Overview

The goal of this chapter is to extend the single-threaded concepts of the previous chapter to the multithreaded environment within a single-microengine. By the end of the chapter, you should understand intra-ME resource allocation like threads and registers, intra-ME synchronization and intra-ME communication.

In this chapter, we explore the issues involved with programming multiple threads of a single microengine beginning with understanding the basic performance overhead due to threads contending for their share of a single microengine, and progressing to extending the singlethreaded packet counting example from Chapter 5 to take advantage of more than one thread of a single microengine.

To accomplish this, we introduce the programming construct of shared variables and the non-preemptive thread arbiter. Shared variables and the non-preemptive arbiter are a fairly simple way of implementing intra-microengine communication and mutual exclusion.

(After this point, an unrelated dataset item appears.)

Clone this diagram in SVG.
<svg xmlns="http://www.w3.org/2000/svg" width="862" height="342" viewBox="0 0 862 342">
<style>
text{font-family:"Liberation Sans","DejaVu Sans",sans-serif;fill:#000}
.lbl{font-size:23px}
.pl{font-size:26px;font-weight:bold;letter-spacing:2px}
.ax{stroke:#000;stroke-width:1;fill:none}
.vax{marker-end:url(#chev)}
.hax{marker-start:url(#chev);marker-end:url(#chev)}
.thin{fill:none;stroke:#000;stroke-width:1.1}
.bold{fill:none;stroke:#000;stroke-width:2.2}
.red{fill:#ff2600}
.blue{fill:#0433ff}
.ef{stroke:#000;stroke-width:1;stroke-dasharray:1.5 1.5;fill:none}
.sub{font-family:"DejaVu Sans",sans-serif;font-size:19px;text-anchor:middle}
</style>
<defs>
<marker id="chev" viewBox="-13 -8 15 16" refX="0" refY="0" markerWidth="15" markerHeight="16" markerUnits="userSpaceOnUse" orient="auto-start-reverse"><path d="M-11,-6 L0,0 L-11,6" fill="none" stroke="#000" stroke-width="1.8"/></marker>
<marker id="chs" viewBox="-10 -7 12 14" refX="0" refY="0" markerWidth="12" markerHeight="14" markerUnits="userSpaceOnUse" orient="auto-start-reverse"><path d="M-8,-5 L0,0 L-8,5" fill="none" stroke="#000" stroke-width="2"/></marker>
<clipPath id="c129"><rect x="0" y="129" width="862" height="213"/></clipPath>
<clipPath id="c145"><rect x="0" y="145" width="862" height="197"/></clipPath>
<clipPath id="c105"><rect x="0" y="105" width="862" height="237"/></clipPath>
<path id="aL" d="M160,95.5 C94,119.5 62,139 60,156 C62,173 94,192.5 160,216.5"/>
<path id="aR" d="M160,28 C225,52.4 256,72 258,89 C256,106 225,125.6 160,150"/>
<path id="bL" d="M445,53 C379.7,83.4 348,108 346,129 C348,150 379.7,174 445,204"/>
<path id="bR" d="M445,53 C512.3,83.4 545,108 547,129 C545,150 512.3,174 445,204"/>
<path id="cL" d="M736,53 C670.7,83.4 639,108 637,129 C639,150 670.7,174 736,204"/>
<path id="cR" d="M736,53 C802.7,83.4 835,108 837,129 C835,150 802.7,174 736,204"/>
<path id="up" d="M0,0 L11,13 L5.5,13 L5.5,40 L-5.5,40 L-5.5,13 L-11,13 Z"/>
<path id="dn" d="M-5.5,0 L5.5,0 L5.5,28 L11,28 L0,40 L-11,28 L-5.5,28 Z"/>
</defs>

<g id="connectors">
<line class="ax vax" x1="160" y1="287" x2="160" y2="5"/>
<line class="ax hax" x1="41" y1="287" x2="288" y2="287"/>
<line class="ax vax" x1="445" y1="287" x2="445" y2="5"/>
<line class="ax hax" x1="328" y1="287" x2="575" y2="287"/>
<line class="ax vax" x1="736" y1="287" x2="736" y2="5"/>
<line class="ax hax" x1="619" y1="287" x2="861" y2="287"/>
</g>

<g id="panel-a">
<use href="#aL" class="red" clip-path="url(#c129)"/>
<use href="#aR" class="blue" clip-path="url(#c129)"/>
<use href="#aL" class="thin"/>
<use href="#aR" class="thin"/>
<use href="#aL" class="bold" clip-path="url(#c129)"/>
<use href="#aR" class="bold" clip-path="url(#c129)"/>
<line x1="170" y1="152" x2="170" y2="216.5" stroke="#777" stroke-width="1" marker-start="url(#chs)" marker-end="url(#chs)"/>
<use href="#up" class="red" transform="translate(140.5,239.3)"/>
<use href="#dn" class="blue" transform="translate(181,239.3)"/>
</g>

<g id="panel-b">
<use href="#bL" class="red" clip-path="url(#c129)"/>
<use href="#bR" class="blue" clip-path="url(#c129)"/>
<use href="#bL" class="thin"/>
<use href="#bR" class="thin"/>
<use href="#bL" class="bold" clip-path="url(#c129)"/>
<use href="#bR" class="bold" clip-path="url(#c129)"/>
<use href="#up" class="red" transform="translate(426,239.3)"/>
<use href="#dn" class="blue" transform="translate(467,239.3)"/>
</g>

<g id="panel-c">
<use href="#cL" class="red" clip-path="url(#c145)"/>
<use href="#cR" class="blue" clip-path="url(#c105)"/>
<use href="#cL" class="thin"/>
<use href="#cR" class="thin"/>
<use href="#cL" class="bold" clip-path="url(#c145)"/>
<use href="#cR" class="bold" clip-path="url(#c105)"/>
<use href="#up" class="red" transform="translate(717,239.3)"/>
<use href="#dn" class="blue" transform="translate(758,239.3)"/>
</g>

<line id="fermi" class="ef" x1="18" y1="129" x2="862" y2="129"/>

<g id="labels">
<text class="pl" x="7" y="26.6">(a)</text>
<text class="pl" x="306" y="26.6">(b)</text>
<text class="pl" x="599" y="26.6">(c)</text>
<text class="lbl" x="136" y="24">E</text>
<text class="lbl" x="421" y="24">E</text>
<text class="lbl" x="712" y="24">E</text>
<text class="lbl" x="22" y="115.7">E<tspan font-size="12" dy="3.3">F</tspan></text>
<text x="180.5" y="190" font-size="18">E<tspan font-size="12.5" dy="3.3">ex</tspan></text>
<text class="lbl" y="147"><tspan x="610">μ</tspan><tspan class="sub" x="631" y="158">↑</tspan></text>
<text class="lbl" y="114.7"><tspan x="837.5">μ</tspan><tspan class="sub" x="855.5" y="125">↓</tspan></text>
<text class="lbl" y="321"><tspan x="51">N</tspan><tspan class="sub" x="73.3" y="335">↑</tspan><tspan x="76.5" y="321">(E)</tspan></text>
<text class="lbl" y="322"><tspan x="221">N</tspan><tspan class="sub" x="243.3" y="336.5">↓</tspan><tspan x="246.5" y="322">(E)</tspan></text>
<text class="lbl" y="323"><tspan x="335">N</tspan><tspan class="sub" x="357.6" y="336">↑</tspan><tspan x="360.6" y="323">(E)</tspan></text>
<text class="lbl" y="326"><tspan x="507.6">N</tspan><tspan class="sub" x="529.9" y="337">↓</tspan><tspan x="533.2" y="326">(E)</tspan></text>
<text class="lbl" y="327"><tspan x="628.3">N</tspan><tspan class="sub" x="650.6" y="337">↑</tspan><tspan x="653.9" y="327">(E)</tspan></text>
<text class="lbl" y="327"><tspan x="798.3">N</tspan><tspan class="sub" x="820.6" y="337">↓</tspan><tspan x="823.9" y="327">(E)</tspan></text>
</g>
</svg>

These fairly simple programming constructs have subtle performance implications, and so we will analyze what impact these constructs have on performance. After all, performance is the real motivation for multithreaded programming. Knowing how much faster two threads are than one, or four threads are than two, allows us to make informed tradeoffs in our final code.

This chapter continues to use the simple counting application so the focus remains on the intra-microengine multithreading issues. Some of the optimizations that can be made through the use of memory latency hiding are ignored here, but Chapter 8 addresses these issues. Of course, absolute performance measures depend on the type of packet processing performed as well...